Itu murni dari kantong sendiri, bukan dari kas PABRS. Pendiri Law Office JS Simatupang & Patners ini selalu menunjukkan kepedulian pada kaum terpinggirkan, termasuk misalnya, peduli dengan kehidupan pekerja seni keturunan Simatupang. Dia juga selalu mengotokritik diri, “Apa kita sudah maksimal berbagi padahal, kita banyak menerima berkat Tuhan? Kita selalu ingin dihargai, tidak berbuat dulu baru dihargai.”
Pertanyaannya, bagaimana bisa maksimal berbagi setelah menerima berkat Tuhan? Dia mencontohkan, di dalam pesta Batak, sebagai Ketua Umum PABRS dia kerap diundang ke pesta. Umumnya orang kaya jarang datang ke pesta, maka kalau mereka menggelar pesta, lucunya makin banyak yang datang. Tetapi tidak begitu bagi JS, kalau orang kaya berpesta, dirinya tetap datang tetapi hanya sebentar. Habis bersalaman, langsung pulang. Tetapi jikalau yang mengadakan pesta orang miskin, dia dengan rela hati menongkrongi sampai pesta selesai, bahkan kalau punya rezeki lebih, dia akan bantu yang punya hajatan. Cara-cara terbalik demikian, menurutnya efektif, lebih peka pada kaum marginal.
“Jadi yang ditunjukkan itu bukti kita mengasihi sesama.

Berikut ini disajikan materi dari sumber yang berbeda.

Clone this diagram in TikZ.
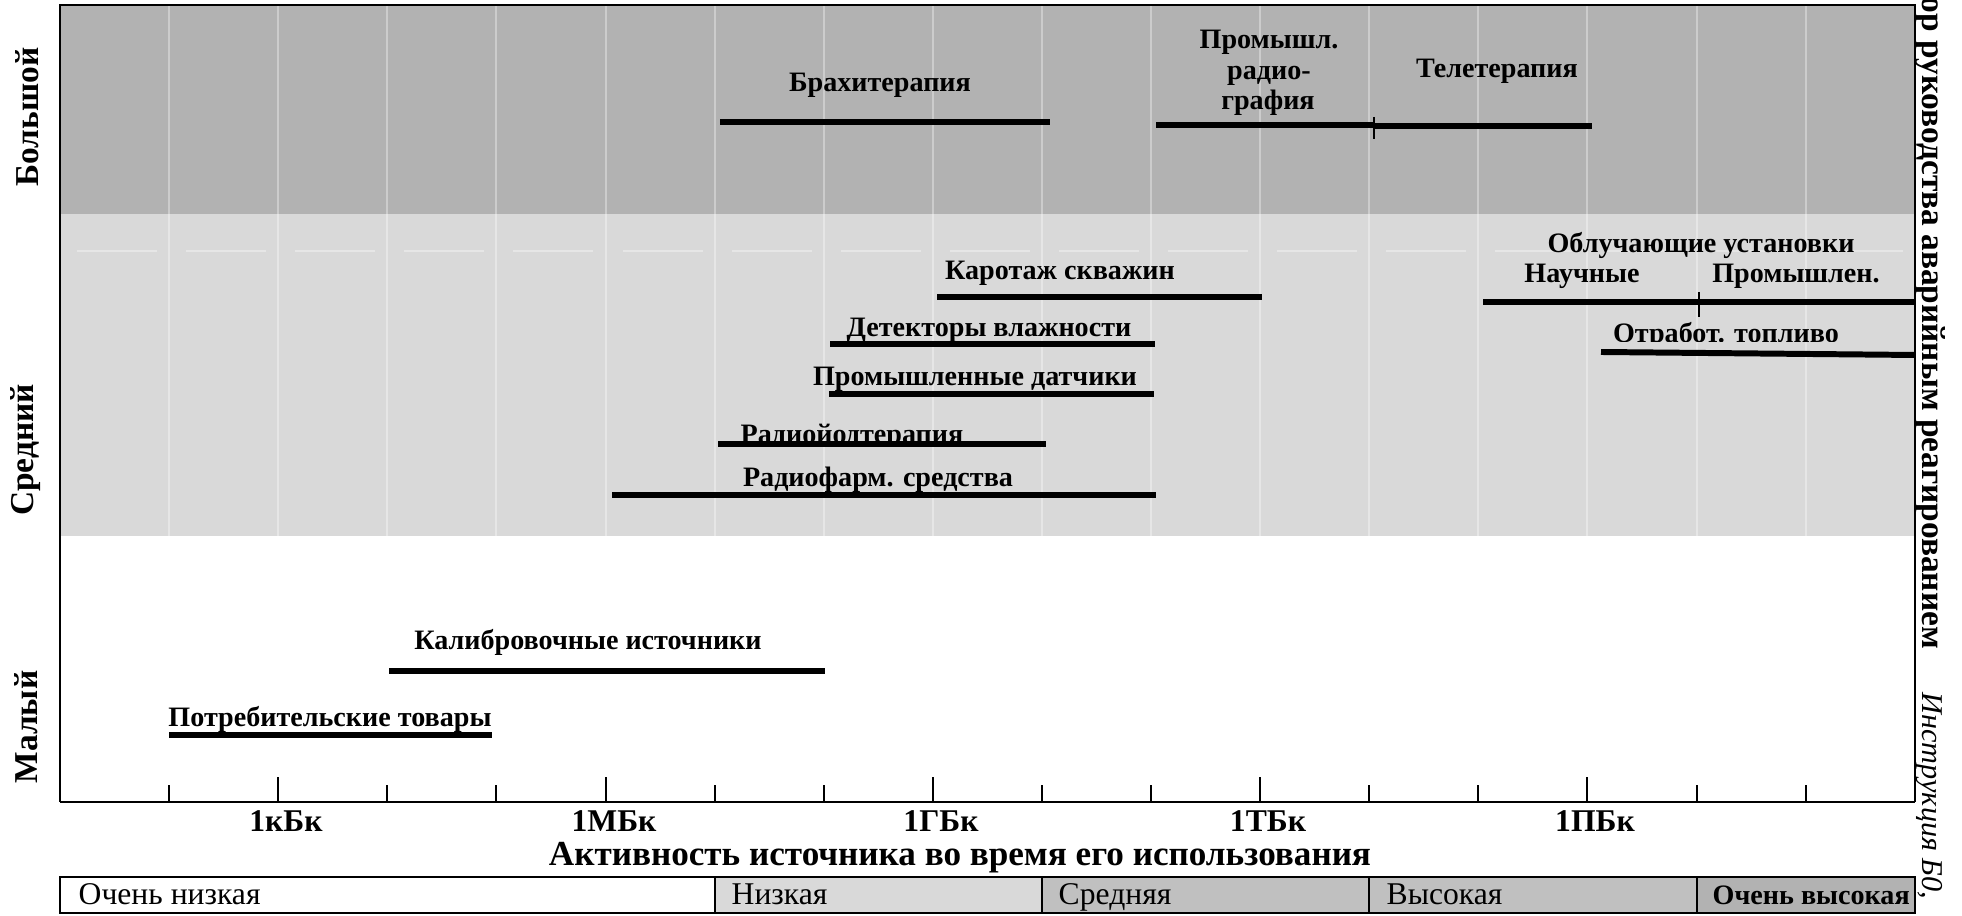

Bukti kita mengasihi, kita berbagi, tetapi berbagi kepada orang yang tepat, pada kaum marginal,” ujarnya. Baginya, manusia itu sama di mata Tuhan. “Apa pun suku atau agamanya. Melayani itu, membantu sesama itu bukan mesti di gereja,” ujar anggota Gereja Katolik Santa Anna Paroki Duren Sawit, Jakarta Timur ini.